I’ve worked a little bit now with both compose for...
# compose-web
n
I’ve worked a little bit now with both compose for web and compose for android and I’ve noticed quite a few differences. Is the plan to have them eventually meet in the middle as a KMM code-shareable library or are they destined to diverge?
3
j
Desktop and Android are much more similar, FWIW. We would like to increase the sharing of widgets across all platforms, so we'd rather converge than diverge, but ultimately the future depends on usage numbers and community feedback. Community contributions are also welcomed.
s
They are currently working on Widgets that run on DOM. This fundamentally means that trying to make them match and look the same as widgets running on Canvas is difficult to do well. The web team has expressed an interest in running the web compose on canvas as an alternative to DOM via canvaskit, but this will increase the size of the compiled applications by ~2.5 MB as canvaskit is a large library. Because of that they have avoided it as the initial option. I’m personally waiting for the canvas drawing option so that widgets can be shared between all the platforms with some amount of ease.
2
c
Yeah, after working with Desktop, I would definitely rather see a canvas-based option.

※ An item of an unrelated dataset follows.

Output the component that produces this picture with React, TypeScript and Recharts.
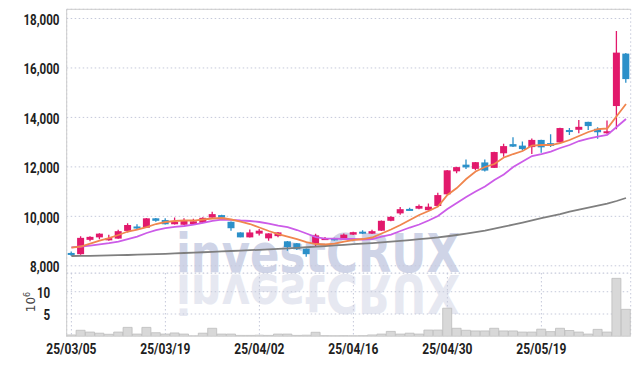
import React from 'react';
import { ComposedChart, BarChart, Bar, Line, XAxis, YAxis, CartesianGrid, ReferenceLine } from 'recharts';

const dates = [
  '25/03/05','25/03/06','25/03/07','25/03/10','25/03/11','25/03/12','25/03/13','25/03/14','25/03/17','25/03/18',
  '25/03/19','25/03/20','25/03/21','25/03/24','25/03/25','25/03/26','25/03/27','25/03/28','25/03/31','25/04/01',
  '25/04/02','25/04/03','25/04/04','25/04/07','25/04/08','25/04/09','25/04/10','25/04/11','25/04/14','25/04/15',
  '25/04/16','25/04/17','25/04/18','25/04/21','25/04/22','25/04/23','25/04/24','25/04/25','25/04/28','25/04/29',
  '25/04/30','25/05/02','25/05/07','25/05/08','25/05/09','25/05/12','25/05/13','25/05/14','25/05/15','25/05/16',
  '25/05/19','25/05/20','25/05/21','25/05/22','25/05/23','25/05/26','25/05/27','25/05/28','25/05/29','25/05/30',
];

const opens = [
  8520, 8470, 9050, 9150, 9030, 9100, 9410, 9590, 9540, 9920,
  9850, 9680, 9660, 9690, 9740, 9950, 10050, 9780, 9350, 9150,
  9300, 9110, 9200, 8990, 8910, 8690, 8880, 9100, 9120, 9070,
  9260, 9380, 9300, 9420, 9820, 10120, 10300, 10310, 10250, 10420,
  10890, 11820, 12090, 11920, 12180, 11960, 12550, 12920, 12860, 12800,
  13090, 12960, 12990, 13490, 13500, 13820, 13540, 13360, 14460, 16580,
];
const highs = [
  8580, 9200, 9200, 9320, 9260, 9460, 9720, 9680, 9930, 9930,
  9920, 9950, 9920, 9900, 9960, 10190, 10060, 9790, 9360, 9470,
  9490, 9320, 9370, 9000, 8920, 8700, 9300, 9160, 9130, 9310,
  9380, 9440, 9460, 9830, 10000, 10380, 10350, 10480, 10520, 10950,
  11870, 12010, 12300, 12200, 12300, 12610, 12940, 13200, 13030, 13150,
  13100, 13320, 13580, 13570, 13900, 13830, 13600, 13880, 17490, 16600,
];
const lows = [
  8400, 8450, 8990, 9070, 9010, 9090, 9350, 9480, 9530, 9780,
  9670, 9670, 9650, 9670, 9730, 9940, 9930, 9420, 9150, 9140,
  9230, 9010, 9150, 8610, 8640, 8370, 8770, 9060, 9020, 9060,
  9250, 9290, 9290, 9410, 9800, 10060, 10250, 10290, 10240, 10410,
  10880, 11740, 11910, 11860, 11810, 11950, 12410, 12800, 12660, 12520,
  12570, 12800, 12980, 13290, 13360, 13490, 13140, 13340, 13520, 15400,
];
const closes = [
  8480, 9130, 9170, 9300, 9120, 9400, 9650, 9570, 9920, 9820,
  9680, 9770, 9850, 9800, 9940, 10090, 9950, 9520, 9150, 9350,
  9420, 9310, 9350, 8760, 8670, 8470, 9230, 9120, 9030, 9260,
  9360, 9350, 9400, 9820, 9980, 10290, 10280, 10420, 10390, 10860,
  11860, 11990, 11980, 12190, 11850, 12600, 12840, 12820, 12720, 13090,
  12790, 12850, 13570, 13430, 13620, 13650, 13400, 13440, 16620, 15550,
];
const ma5 = [
  8739, 8780, 8901, 9022, 9123, 9245, 9386, 9467, 9568, 9690,
  9771, 9811, 9831, 9831, 9872, 9912, 9932, 9872, 9791, 9690,
  9548, 9407, 9285, 9184, 9083, 8962, 8881, 8861, 8901, 8982,
  9043, 9083, 9144, 9305, 9467, 9649, 9851, 10053, 10215, 10397,
  10862, 11145, 11509, 11813, 11995, 12116, 12379, 12520, 12642, 12864,
  12884, 12884, 12965, 13087, 13248, 13410, 13531, 13552, 14050, 14542,
];
const ma10 = [
  8747, 8780, 8820, 8869, 8921, 8982, 9083, 9184, 9326, 9447,
  9528, 9576, 9609, 9669, 9738, 9819, 9864, 9860, 9831, 9811,
  9771, 9710, 9629, 9560, 9447, 9305, 9164, 9103, 9103, 9083,
  9083, 9063, 9083, 9184, 9265, 9407, 9548, 9669, 9831, 10013,
  10296, 10539, 10781, 11004, 11206, 11469, 11691, 11995, 12217, 12439,
  12520, 12621, 12763, 12884, 13046, 13147, 13228, 13289, 13612, 13936,
];
const maLong = [
  8396, 8400, 8404, 8412, 8420, 8428, 8436, 8448, 8460, 8472,
  8484, 8500, 8517, 8533, 8549, 8565, 8581, 8598, 8614, 8630,
  8646, 8666, 8687, 8707, 8727, 8751, 8776, 8800, 8824, 8848,
  8873, 8897, 8921, 8949, 8978, 9010, 9042, 9075, 9111, 9148,
  9195, 9245, 9300, 9360, 9425, 9500, 9580, 9665, 9750, 9840,
  9930, 10010, 10090, 10190, 10270, 10350, 10430, 10510, 10620, 10741,
];
const volumes = [
  0.3, 1.35, 0.95, 0.7, 0.45, 0.95, 2.0, 0.5, 2.0, 0.8,
  0.5, 0.75, 0.5, 0.1, 0.7, 1.8, 0.5, 0.5, 0.2, 0.2,
  0.25, 0.2, 0.5, 0.5, 0.2, 0.25, 0.9, 0.15, 0.12, 0.15,
  0.12, 0.15, 0.3, 0.5, 1.1, 0.5, 0.7, 0.5, 1.4, 1.4,
  6.3, 1.8, 1.35, 1.2, 1.2, 1.8, 1.2, 1.2, 0.95, 0.95,
  1.6, 1.05, 1.8, 1.3, 0.95, 0.5, 1.55, 0.95, 13.0, 6.05,
];
const priceTicks = [8000, 10000, 12000, 14000, 16000, 18000];
const volumeTicks = [5, 10];
const priceDomain = [7709, 18372];
const volumeDomain = [0, 14.2];

const data = dates.map((date, i) => ({
  date,
  open: opens[i],
  high: highs[i],
  low: lows[i],
  close: closes[i],
  ma5: ma5[i],
  ma10: ma10[i],
  maLong: maLong[i],
  volume: volumes[i],
}));

const UP = '#e2196c';
const DOWN = '#2b90c9';
const FRAME = '#cccccc';
const GRID = '#c5c9da';
const TEXT = '#1e1e1e';

const Candle = (props: any) => {
  const { x, y, width, height, payload } = props;
  if (!payload) return null;
  const { open, close, high, low } = payload;
  const color = close >= open ? UP : DOWN;
  const ratio = height / (high - low);
  const yOf = (v: number) => y + (high - v) * ratio;
  const top = yOf(Math.max(open, close));
  const bot = yOf(Math.min(open, close));
  const cx = x + width / 2;
  return (
    <g>
      <line x1={cx} x2={cx} y1={y} y2={y + height} stroke={color} strokeWidth={1.3} />
      <rect x={x} y={top} width={width} height={Math.max(bot - top, 2)} fill={color} />
    </g>
  );
};

const AxisText = ({ tx, ty, anchor, value, size }: any) => (
  <g transform={`translate(${tx},${ty}) scale(0.8,1)`}>
    <text x={0} y={0} textAnchor={anchor} dominantBaseline="central" fontSize={size} fontWeight={700} fill={TEXT} fontFamily="Roboto">
      {value}
    </text>
  </g>
);

const PriceTick = (props: any) => {
  const { x, y, payload } = props;
  return <AxisText tx={x + 0.8} ty={y + 1.5} anchor="end" size={14.5} value={payload.value.toLocaleString('en-US')} />;
};

const VolTick = (props: any) => {
  const { x, y, payload } = props;
  return <AxisText tx={x - 8.5} ty={y + 1} anchor="end" size={14.5} value={String(payload.value)} />;
};

const DateTick = (props: any) => {
  const { x, y, payload } = props;
  return <AxisText tx={x} ty={y + 4.4} anchor="middle" size={15} value={payload.value} />;
};

export default function App() {
  return (
    <div style={{ position: 'absolute', left: 0, top: 0, width: 639, height: 366, background: '#ffffff', overflow: 'hidden' }}>
      <svg width={639} height={366} style={{ position: 'absolute', left: 0, top: 0 }}>
        <defs>
          <clipPath id="volClip">
            <rect x={66.7} y={273.5} width={564} height={63} />
          </clipPath>
        </defs>
        <text x={176} y={272} fontFamily="DejaVu Sans, sans-serif" fontWeight={700} fontSize={53} fill="#cfd4e7" textLength={284} lengthAdjust="spacingAndGlyphs">
          investCRUX
        </text>
        <g clipPath="url(#volClip)">
          <g transform="translate(0,547) scale(1,-1)">
            <text x={176} y={272} fontFamily="DejaVu Sans, sans-serif" fontWeight={700} fontSize={53} fill="#e6e8f1" textLength={284} lengthAdjust="spacingAndGlyphs">
              investCRUX
            </text>
          </g>
        </g>
        <text transform="translate(35,302) rotate(-90)" textAnchor="middle" fontFamily="DejaVu Sans, sans-serif" fontSize={12} fill="#444">
          <tspan>10</tspan>
          <tspan dy={-5} fontSize={8}>6</tspan>
        </text>
      </svg>

      <div style={{ position: 'absolute', left: 0, top: 0 }}>
        <ComposedChart width={639} height={281} data={data} margin={{ top: 9.3, right: 8.3, bottom: 8, left: 0 }}>
          <CartesianGrid stroke={GRID} strokeDasharray="1.5 2.5" />
          <XAxis dataKey="date" interval={9} height={0} tick={false} tickLine={false} axisLine={{ stroke: FRAME }} />
          <YAxis
            domain={priceDomain}
            ticks={priceTicks}
            interval={0}
            allowDataOverflow
            width={66.7}
            tick={<PriceTick />}
            tickLine={false}
            axisLine={{ stroke: FRAME }}
          />
          <YAxis yAxisId="r" orientation="right" domain={priceDomain} width={0} tick={false} tickLine={false} axisLine={{ stroke: FRAME }} />
          <ReferenceLine y={priceDomain[1]} stroke={FRAME} />
          <Bar dataKey={(d: any) => [d.low, d.high]} barSize={7} shape={(p: any) => <Candle {...p} />} isAnimationActive={false} />
          <Line dataKey="maLong" type="linear" stroke="#7f7f7f" strokeWidth={1.8} dot={false} isAnimationActive={false} />
          <Line dataKey="ma10" type="linear" stroke="#cc5ce8" strokeWidth={1.8} dot={false} isAnimationActive={false} />
          <Line dataKey="ma5" type="linear" stroke="#f0864e" strokeWidth={1.8} dot={false} isAnimationActive={false} />
        </ComposedChart>
      </div>

      <div style={{ position: 'absolute', left: 0, top: 273 }}>
        <BarChart width={639} height={93} data={data} margin={{ top: 0, right: 8.3, bottom: 0, left: 0 }} barCategoryGap={0}>
          <CartesianGrid stroke={GRID} strokeDasharray="1.5 2.5" />
          <XAxis dataKey="date" interval={9} height={29.7} tick={<DateTick />} tickLine={false} axisLine={{ stroke: '#dddddd' }} />
          <YAxis domain={volumeDomain} ticks={volumeTicks} interval={0} width={66.7} tick={<VolTick />} tickLine={false} axisLine={{ stroke: FRAME }} />
          <YAxis yAxisId="r" orientation="right" domain={volumeDomain} width={0} tick={false} tickLine={false} axisLine={{ stroke: FRAME }} />
          <Bar dataKey="volume" fill="#d8d8d8" stroke="#bcbcbc" strokeWidth={0.8} isAnimationActive={false} />
        </BarChart>
      </div>
    </div>
  );
}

The styling of the Compose UI is just soooo much easier than working with HTML/CSS. It seems like the canvas is already fairly well abstracted out, so maybe there’s a future where Compose Web draws on the normal web Canvas and doesn’t need the canvaskit dependency
m
I am not a web developer so my question may be stupid but can anybody explain to me what the motivation is to stick with the DOM for the kinds of web applications that Compose will most likely be used for?
c
I don’t quite get it either, other than that’s the quicker way to make sure Compose even works in JS. But compose is designed for UIs that change over time with user interaction, and the typical argument I’ve seen in favor of DOM is SEO, which would be static content that does not change. Compose is better-suited for applications that would likely require a user to log-in, and would not be indexable anyway
👍 5
The other argument I’ve seen is accessibility. My guess there would be that existing screen-readers or other accessibility tools are locked into DOM and so Compose’s a11y features would not work with them
m
The accessibility is of course an important aspect but then the Compose’s a11y features only should somehow be mapped to the DOM ones but that should not stop the rest from using Canvas drawing which is the only solution that would make Compose Web interesting for me.
j
Yeah, absolutely both paths are entirely possible, and I imagine that both will probably happen in the fullness of time. Probably some company (maybe Jetbrains, maybe someone else) will like using Compose for their mobile applications and will want to share code with web. Getting Compose drawing to Canvas wouldn't be terribly difficult, but it's probably more than a 1-person effort, so it will require a few people who want to share UI code to step up and help make the entire Compose ecosystem that much better. But it is certainly doable, and if anyone is interested in making it happen, let me know and I'm happy to help facilitate! The DOM was chosen as a first target for a few reasons. 1. Firstly, it's easier to address the long tail and build something that is actually usable. There is SEO and a11y as mentioned, but there is also interoperability with existing code/libraries, and development tools (chrome devtools), and a whole host of other issues that would need to be relatively well polished to make a useful product. To be clear, these are achievable, but they introduce additional complexity at a time when we needed to prove the basics, and DOM allows us to sidestep all those issues. 2. Performance - Drawing to Canvas would require loading the CanvasKit binaries into the browser. This is totally doable, but comes with a certain performance cost. For a large SPA (single-page-application, like gmail) it might be acceptable. But for small webpages, downloading canvaskit would make the page loading measurably slower. This limits the places it would be applicable. 3. Motivation - Jetbrains had an existing web-based product built using the DOM, and was looking to use Compose, so the thing they were asking for was Compose targeting DOM. If instead they had an Android application and wanted to run it on Web, the calculus might have been different, and Canvas-based might have been implemented first. That said, canvas-based-widgets also come with a bunch of advantages. The most notable of which is that widgets only need to be written once, and can be shared across Android+Desktop+Web+Whatever. This makes it easy to offer a consistent experience across platforms with a tiny fraction of the development costs. Ultimately, I think both are super important and useful, but a canvas-based-widget has different use cases and different tradeoffs. If your team/company wants to help make the story complete, let me know and I'm happy to help facilitate!
🙏 2
👍 5
m
Bad luck that I am not in a position to help you out here 🙂
e
In my opinion canvas-based rendering is the only way Compose Web (and to some extent Kotlin/JS) will get short-term success. Not because DOM-based is inferior, but because of market demand due to the multi-platform capabilities, and Web and Android marketshares being so large. Adding to that, right now Compose is used for downloadable apps, serving the same market as SPA's, not static web pages.